(Collection entries)
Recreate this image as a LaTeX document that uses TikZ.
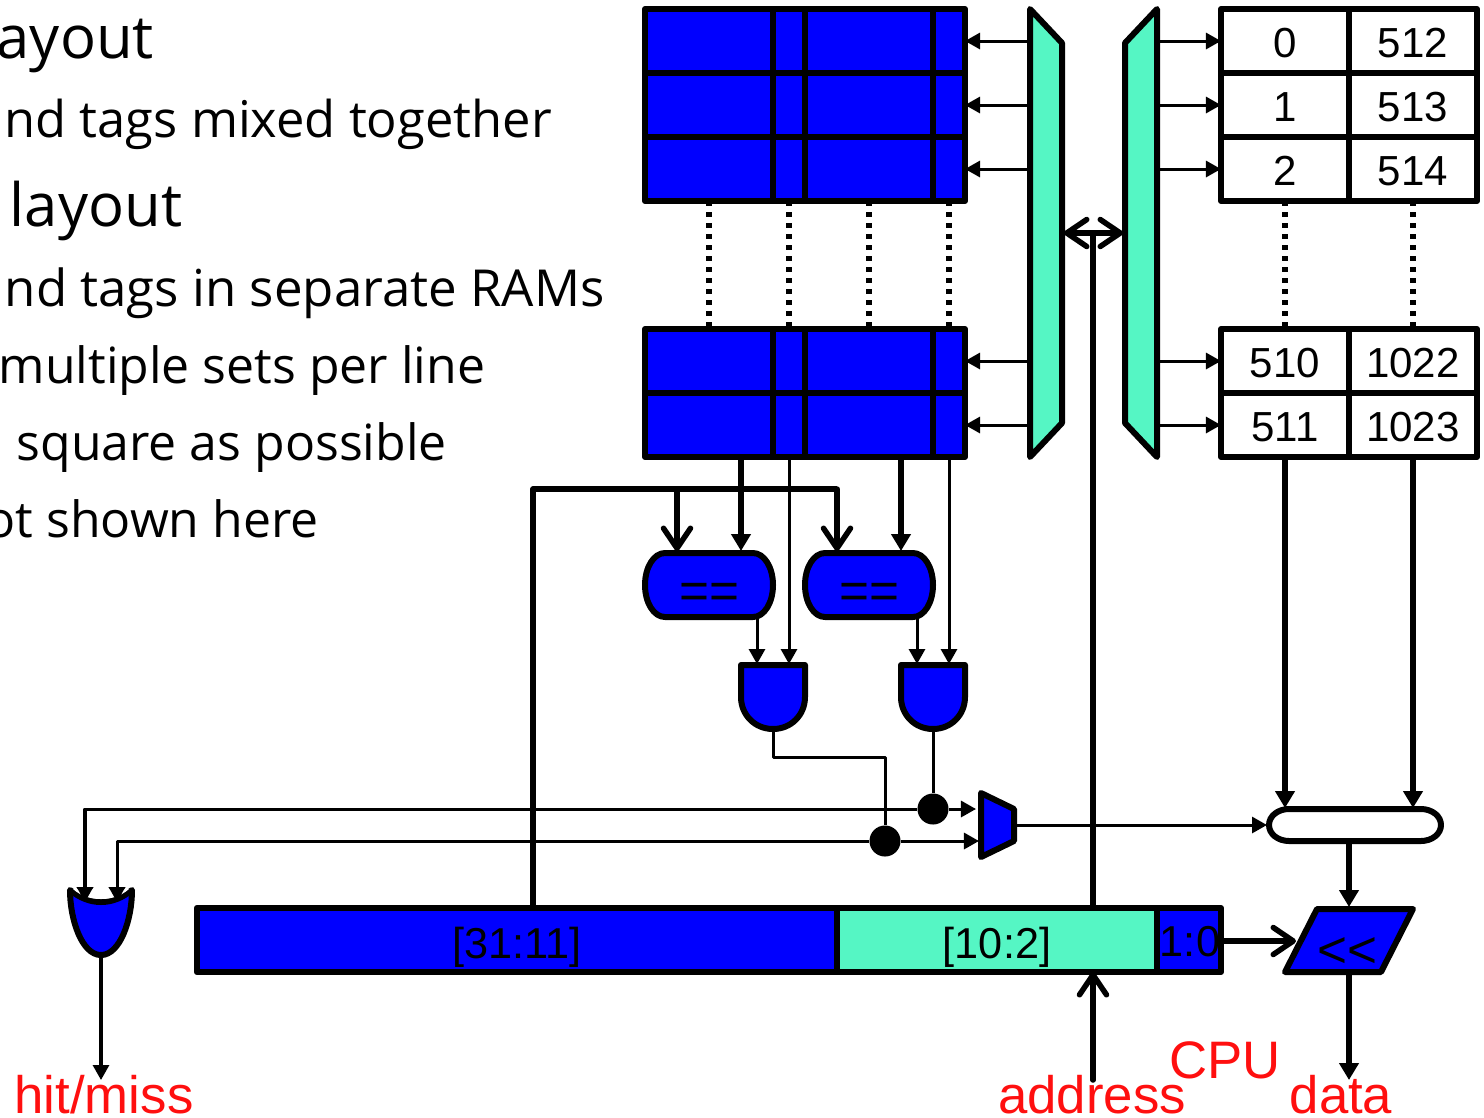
\documentclass[tikz,border=0pt]{standalone}
\usepackage{fontspec}
\setmainfont{Liberation Sans}
\newfontfamily\slidefont{Open Sans}
\usetikzlibrary{arrows.meta}
\definecolor{ramblue}{HTML}{0000FF}
\definecolor{muxteal}{HTML}{55F6C4}
\definecolor{labelred}{HTML}{FF0F0F}
\tikzset{
  every picture/.style={line join=round, x=0.01cm, y=-0.01cm},
  outl/.style={line width=0.06cm, draw=black},
  ramcell/.style={outl, fill=ramblue, rectangle, inner sep=0pt, outer sep=0pt, minimum height=0.64cm},
  tablecell/.style={outl, rectangle, inner sep=0pt, outer sep=0pt, minimum width=1.28cm, minimum height=0.64cm, font=\fontsize{11.95}{14}\selectfont},
  gate/.style={outl, fill=ramblue},
  muxbody/.style={outl, fill=muxteal},
  wire/.style={line width=0.03cm, -{Triangle[length=0.15cm,width=0.16cm]}},
  busline/.style={line width=0.055cm},
  bus/.style={busline, -{Triangle[length=0.17cm,width=0.19cm]}},
  openbus/.style={busline, line cap=round, -{Straight Barb[length=0.2cm,width=0.27cm,round]}},
  plainwire/.style={line width=0.03cm},
  dotline/.style={line width=0.055cm, dash pattern=on 0.05cm off 0.06cm},
  junction/.style={circle, fill=black, inner sep=0pt, minimum size=0.31cm},
  redlabel/.style={text=labelred, anchor=base, inner sep=0pt, font=\fontsize{15}{17}\selectfont},
  gatetext/.style={inner sep=0pt, font=\fontsize{14.6}{17}\selectfont},
  fieldtext/.style={inner sep=0pt, font=\fontsize{12.3}{14}\selectfont},
  bigline/.style={anchor=base west, inner sep=0pt, font=\slidefont\fontsize{17}{20}\selectfont},
  smallline/.style={anchor=base west, inner sep=0pt, font=\slidefont\fontsize{14.4}{17}\selectfont},
  narrowline/.style={anchor=base west, inner sep=0pt, font=\slidefont\fontsize{14.2}{17}\selectfont},
}
\begin{document}
\begin{tikzpicture}
\useasboundingbox (0,0) rectangle (1484,1117);
\node[bigline] (ln1) at (-4,58) {ayout};
\node[smallline] (ln2) at (4,137) {nd tags mixed together};
\node[bigline] (ln3) at (9,226) {layout};
\node[smallline,font=\slidefont\fontsize{14.5}{17}\selectfont] (ln4) at (4,306) {nd tags in separate RAMs};
\node[narrowline] (ln5) at (-2,383) {multiple sets per line};
\node[narrowline] (ln6) at (16,460) {square as possible};
\node[narrowline] (ln7) at (-15,537) {ot shown here};
\foreach \r/\y/\a/\b in {1/41/0/512,2/105/1/513,3/169/2/514,4/361/510/1022,5/425/511/1023}{
  \foreach \c/\x/\w in {1/709/1.28,2/789/0.32,3/869/1.28,4/949/0.32}
    \node[ramcell,minimum width=\w cm] (r\r-\c) at (\x,\y) {};
  \node[tablecell] (t\r-1) at (1285,\y) {\raisebox{-0.02cm}[\height][0pt]{\a}};
  \node[tablecell] (t\r-2) at (1413,\y) {\raisebox{-0.02cm}[\height][0pt]{\b}};
  \coordinate (ml\r) at (1030,\y);
  \coordinate (mr\r) at (1157,\y);
  \draw[wire] (ml\r) -- (r\r-4.east);
  \draw[wire] (mr\r) -- (t\r-1.west);
}
\foreach \c in {1,2,3,4}
  \draw[dotline] (r3-\c.south) -- (r4-\c.north);
\foreach \c in {1,2}
  \draw[dotline] (t3-\c.south) -- (t4-\c.north);
\draw[muxbody] (1030,9) -- (1062,43) -- (1062,423) -- (1030,457) -- cycle;
\draw[muxbody] (1157,9) -- (1125,43) -- (1125,423) -- (1157,457) -- cycle;
\node[ramcell,minimum width=6.4cm] (tagf) at (517,940) {};
\node[ramcell,minimum width=3.2cm,fill=muxteal] (idxf) at (997,940) {};
\node[ramcell,minimum width=0.64cm] (offf) at (1189,940) {};
\node[fieldtext] (tagt) at (517,947) {[31:11]};
\node[fieldtext] (idxt) at (997,947) {[10:2]};
\node[fieldtext] (offt) at (1190,942) {1:0};
\coordinate (dbl) at (1093,233);
\coordinate (mlin) at (1064,233);
\coordinate (mrin) at (1123,233);
\draw[busline] (idxf.north -| dbl) -- (dbl);
\draw[openbus] (dbl) -- (mlin);
\draw[openbus] (dbl) -- (mrin);
\foreach \x in {645,805}{
  \draw[gate] (\x+20,553) -- (\x+108,553) .. controls (\x+119,553) and (\x+128,567) .. (\x+128,585)
    .. controls (\x+128,603) and (\x+119,617) .. (\x+108,617) -- (\x+20,617)
    .. controls (\x+9,617) and (\x,603) .. (\x,585) .. controls (\x,567) and (\x+9,553) .. (\x+20,553) -- cycle;
  \draw[gate] (\x+96,665) -- (\x+160,665) -- (\x+160,697) .. controls (\x+160,715) and (\x+146,729) .. (\x+128,729)
    .. controls (\x+110,729) and (\x+96,715) .. (\x+96,697) -- cycle;
}
\node[gatetext] (eqa) at (709,596) {==};
\node[gatetext] (eqb) at (869,596) {==};
\coordinate (tagup) at (533,489);
\coordinate (cmpa1) at (677,551);
\coordinate (cmpa2) at (741,551);
\coordinate (cmpb1) at (837,551);
\coordinate (cmpb2) at (901,551);
\coordinate (anda1) at (757,664);
\coordinate (anda2) at (789,664);
\coordinate (andb1) at (917,664);
\coordinate (andb2) at (949,664);
\draw[busline] (tagf.north -| tagup) -- (tagup) -- (tagup -| cmpb1);
\draw[openbus] (tagup -| cmpa1) -- (cmpa1);
\draw[openbus] (tagup -| cmpb1) -- (cmpb1);
\draw[bus] (r5-1.south -| cmpa2) -- (cmpa2);
\draw[bus] (r5-3.south -| cmpb2) -- (cmpb2);
\draw[wire] (r5-2.south) -- (anda2);
\draw[wire] (r5-4.south) -- (andb2);
\draw[wire] (757,617) -- (anda1);
\draw[wire] (917,617) -- (andb1);
\node[junction] (hita) at (933,809) {};
\node[junction] (hitb) at (885,841) {};
\draw[plainwire] (933,729) -- (hita);
\draw[plainwire] (773,729) -- (773,757) -- (885,757) -- (hitb);
\draw[gate] (981,793) -- (1014,809) -- (1014,841) -- (981,857) -- cycle;
\draw[wire] (hita) -- (976,809);
\draw[wire] (hitb) -- (979,841);
\draw[wire] (hita) -- (85,809) -- (85,902);
\draw[wire] (hitb) -- (117,841) -- (117,902);
\draw[line width=0.06cm, fill=ramblue] (70,890) .. controls (80,898) and (90,902) .. (101,902) .. controls (112,902) and (122,898) .. (132,890)
  .. controls (132,920) and (120,955) .. (101,955) .. controls (82,955) and (70,920) .. (70,890) -- cycle;
\fill[white] (73,889) .. controls (82,897) and (92,899) .. (101,899) .. controls (110,899) and (120,897) .. (129,889) -- cycle;
\draw[wire] (85,870) -- (85,902);
\draw[wire] (117,870) -- (117,902);
\draw[outl, fill=white] (1289,809) -- (1421,809) .. controls (1432,809) and (1441,816) .. (1441,825) .. controls (1441,834) and (1432,841) .. (1421,841)
  -- (1289,841) .. controls (1278,841) and (1269,834) .. (1269,825) .. controls (1269,816) and (1278,809) .. (1289,809) -- cycle;
\draw[wire] (1014,825) -- (1267,825);
\draw[bus] (t5-1.south) -- (1285,808);
\draw[bus] (t5-2.south) -- (1413,808);
\draw[bus] (1349,841) -- (1349,907);
\draw[outl, fill=ramblue] (1317,909) -- (1413,909) -- (1381,972) -- (1285,972) -- cycle;
\node[gatetext] (shl) at (1347,953) {{<}{<}};
\coordinate (shlin) at (1296,941);
\draw[openbus] (offf.east |- shlin) -- (shlin);
\coordinate (addrend) at (1093,1080);
\coordinate (dataend) at (1349,1080);
\coordinate (hitend) at (101,1080);
\draw[openbus] (addrend) -- (idxf.south -| addrend);
\draw[bus] (1349,972) -- (dataend);
\draw[wire] (101,955) -- (hitend);
\node[redlabel] (hitl) at (104,1113) {hit/miss};
\node[redlabel] (addrl) at (1092,1113) {address};
\node[redlabel] (datal) at (1341,1113) {data};
\node[redlabel] (cpul) at (1225,1078) {CPU};
\end{tikzpicture}
\end{document}
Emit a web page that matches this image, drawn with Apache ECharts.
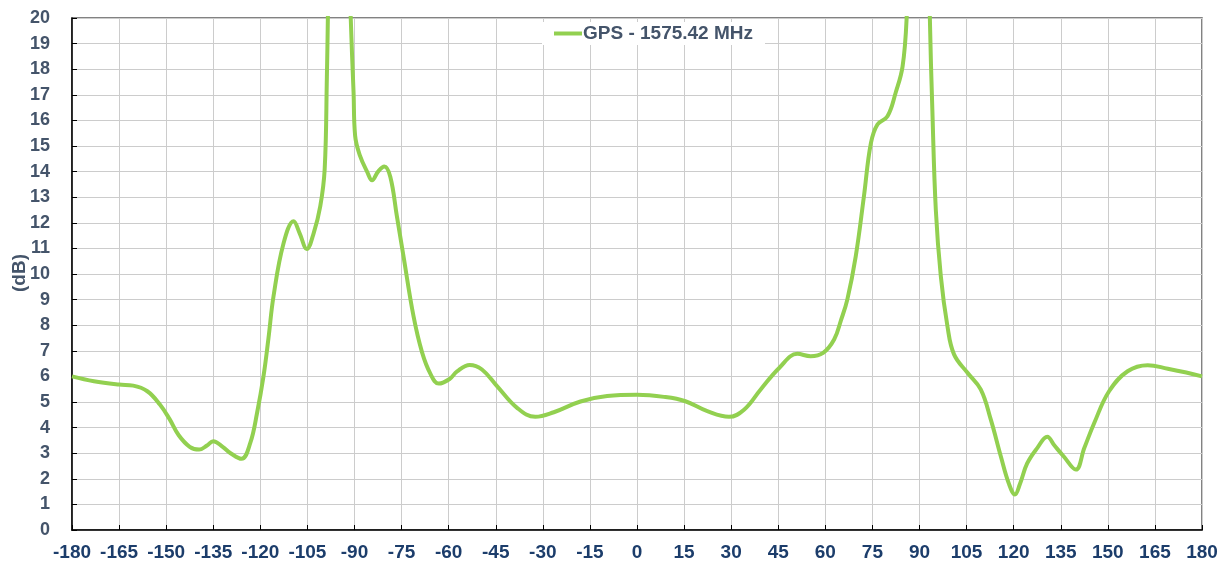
<!DOCTYPE html>
<html>
<head>
<meta charset="utf-8">
<script src="https://cdn.jsdelivr.net/npm/echarts@6/dist/echarts.min.js"></script>
<style>
html,body{margin:0;padding:0;background:#fff;}
#chart{width:1225px;height:567px;}
</style>
</head>
<body>
<div id="chart"></div>
<script>
// angle (deg) and gain (dB)
var angles = [-180,-173,-165,-160.5,-156,-152,-149,-146,-142.5,-139.5,-137,-135,-132,-129.6,-126,-123.2,-121,-119,-117.4,-115.8,
  -112.6,-109.4,-107.5,-105.2,-103,-100.9,-99.5,-98.8,-97.8,-95,-92.5,-91.2,-90.3,-89.8,-88.2,-86,-84.4,-82.5,-80.5,-78.6,
  -76.5,-74.4,-71.2,-68.5,-65.8,-63.2,-59.7,-57.3,-53.3,-49.4,-44.6,-38.2,-32.4,-26.5,-18,-9.5,0,8.6,15.4,
  22.4,29.3,34.1,39.4,45.3,51.1,55.3,59.3,62.8,65,67,69.7,72.3,74.5,76.6,79.8,82.4,84.6,85.9,87.5,
  90,92.5,93.3,94.1,95.2,96.8,98.9,101,105.3,109.5,112.7,115.9,118.5,120.4,122,124.3,127.5,130.7,133,135.9,
  139.8,142.5,145.7,150.4,156.3,162.7,169.1,175,180];
var gains = [6.0,5.81,5.68,5.64,5.42,4.9,4.35,3.7,3.25,3.14,3.3,3.47,3.25,3.01,2.78,3.4,4.6,6.0,7.5,9.13,
  11.2,12.06,11.6,10.98,11.6,12.65,14.1,17.7,24,32,26,20,17.1,15.4,14.6,14.0,13.66,14.0,14.2,13.8,
  12.26,10.7,8.35,6.95,6.1,5.72,5.9,6.2,6.45,6.27,5.62,4.77,4.42,4.6,5.02,5.23,5.28,5.2,5.03,
  4.64,4.42,4.7,5.49,6.33,6.88,6.79,6.92,7.44,8.2,9.0,10.7,13.04,15.1,15.84,16.16,17.08,18.1,20,26,
  32,26,20,16.4,12.5,9.9,7.96,6.86,6.14,5.49,4.32,2.88,1.8,1.39,1.8,2.6,3.2,3.64,3.3,2.88,
  2.36,3.2,4.19,5.42,6.2,6.44,6.3,6.15,6.0];
var seriesName = 'GPS - 1575.42 MHz';
var yTitle = '(dB)';

var points = angles.map(function(a, i){ return [a, gains[i]]; });

var chart = echarts.init(document.getElementById('chart'));
var option = {
  animation: false,
  textStyle: { fontFamily: 'Liberation Sans, Arial, sans-serif' },
  grid: {
    left: 72, right: 23, top: 18, bottom: 37,
    containLabel: false,
    outerBoundsMode: 'none',
    show: true, borderColor: '#595959', borderWidth: 1.5
  },
  legend: {
    data: [seriesName],
    left: 542, top: 22,
    backgroundColor: '#fff',
    padding: [2, 12, 2, 12],
    itemWidth: 28, itemHeight: 4, itemGap: 0,
    icon: 'rect',
    textStyle: { color: '#44546a', fontSize: 19, fontWeight: 'bold', padding: [0, 0, 0, -4] }
  },
  // rotated y axis title
  graphic: [{
    type: 'text',
    x: 20, y: 273,
    rotation: Math.PI / 2,
    style: {
      text: yTitle, fill: '#44546a',
      font: 'bold 19px "Liberation Sans", Arial, sans-serif',
      align: 'center', verticalAlign: 'middle'
    }
  }],
  xAxis: {
    type: 'value', min: -180, max: 180, interval: 15,
    axisLine: { lineStyle: { color: '#000', width: 1.5 } },
    axisTick: { inside: true, length: 5, lineStyle: { color: '#000' } },
    axisLabel: { color: '#1c3d6b', fontSize: 19, fontWeight: 'bold', margin: 13 },
    splitLine: { lineStyle: { color: '#cccccc', width: 1 } }
  },
  yAxis: {
    type: 'value', min: 0, max: 20, interval: 1,
    axisLine: { show: true, onZero: false, lineStyle: { color: '#000', width: 1.5 } },
    axisTick: { show: true, inside: true, length: 5, lineStyle: { color: '#000' } },
    axisLabel: { color: '#44546a', fontSize: 18, fontWeight: 'bold', margin: 22 },
    splitLine: { lineStyle: { color: '#cccccc', width: 1 } }
  },
  series: [{
    name: seriesName,
    type: 'line',
    data: points,
    smooth: 0.4,
    symbol: 'none',
    clip: true,
    lineStyle: { color: '#92d050', width: 4 },
    itemStyle: { color: '#92d050' }
  }]
};
chart.setOption(option);
</script>
</body>
</html>
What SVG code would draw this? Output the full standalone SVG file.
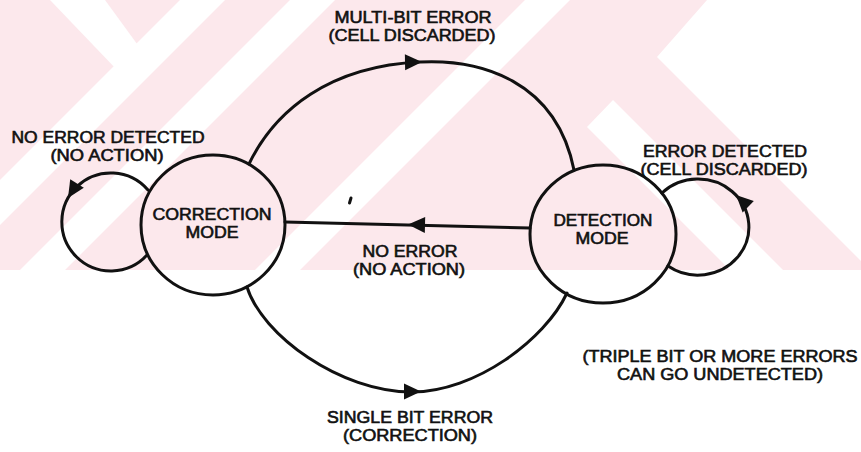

#### GIVEN PROBLEM
Check all the records above and select each line where the string "this" is found.

#### PROBLEM SOLUTION
Recreate this image as a LaTeX document that uses TikZ.
Emit a web page that matches this image, drawn with Apache ECharts.
What SVG code would draw this? Output the full standalone SVG file.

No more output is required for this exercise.